Let me try to explain a little how to interpret the chart (PC2 6400 and 8400 respectively). The you'll notice the The AData memory at 800 MHz (default) and also the results overclocked towards 1066 MHz which ran absolutely stable as well. At 800 MHZ we used SPD assigned timings (4-4-4-12) and overclocked to 1066 MHz at 5-5-5-16. All other memories run at the default specified maximum timings.

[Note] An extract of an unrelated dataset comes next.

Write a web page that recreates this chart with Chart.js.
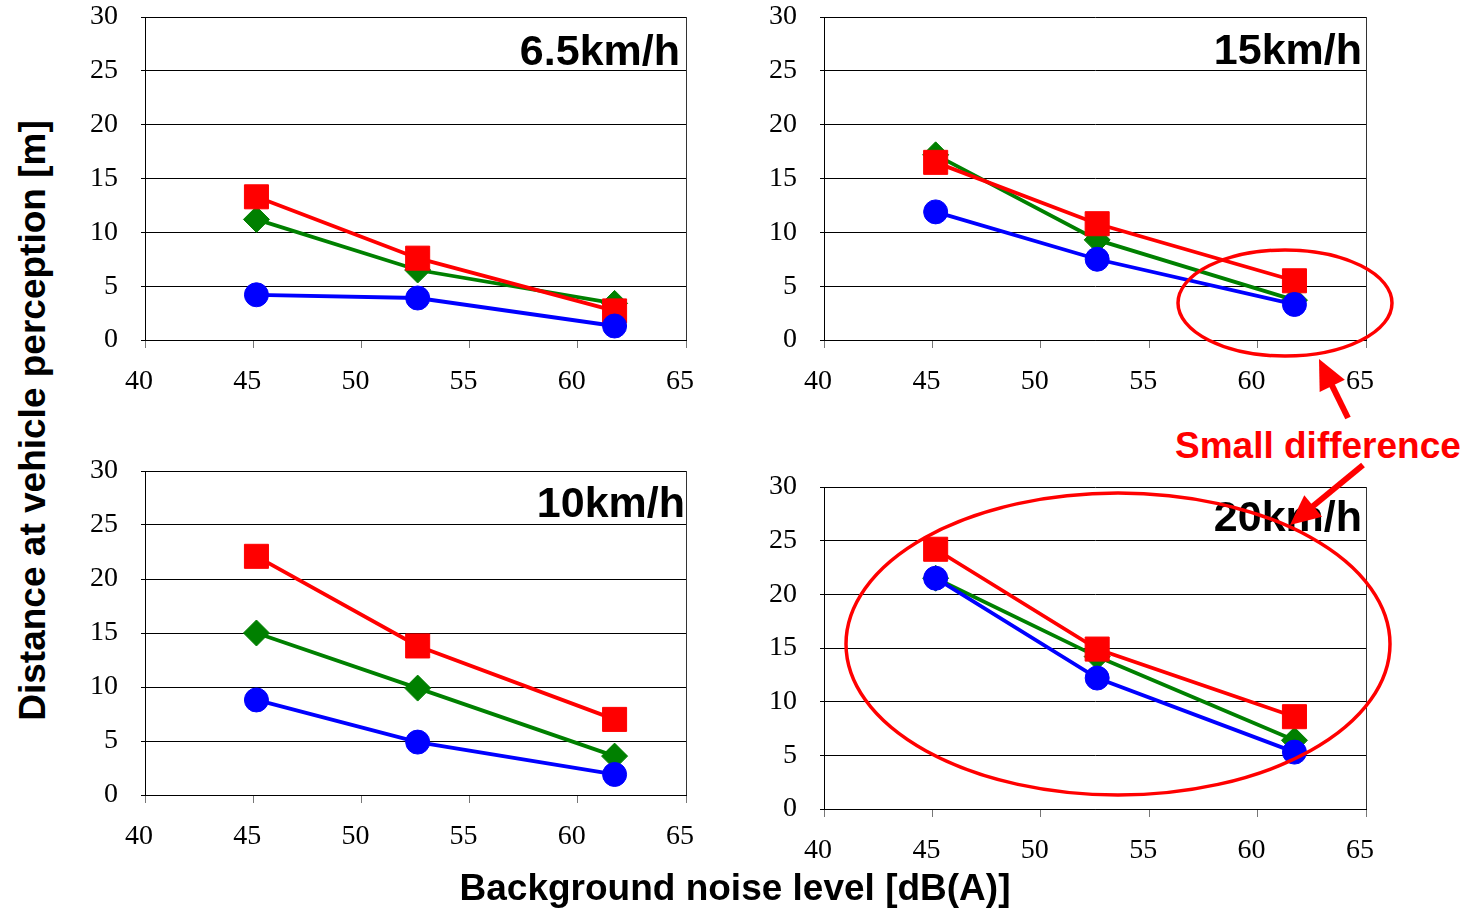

This basically means you insert it into your PC and let the PC read and the memory decide what timings to use (it reads it from the memory SPD/EPP). As you can see, subtle differences, but the differences are there alright. The Adata 2GB kit is really impressive and competing with 200 USD OCZ Reaper memory. This is at a default FSB in combo with the new Core 2 Quad QX6850 3GHz 1333 FSB processor.

PCMark 2005
PCMark 05 is the latest version of the popular PCMark series. PCMark05 is an application-based benchmark and a premium tool for measuring overall PC performance. It uses portions of real applications instead of including very large applications or using specifically created code. This allows PCMark05 to be a smaller installation as well as to report very accurate results. As far as possible, PCMark05 uses public domain applications whose source code can be freely examined by any user. 

Info and download - Download!

With PCMark05 we can see the difference getting a little higher already. Most people will have 800 MHz memory. Notice there's a good 200 MB per second differential from that memory towards the memory overclocked at 1066 MHz.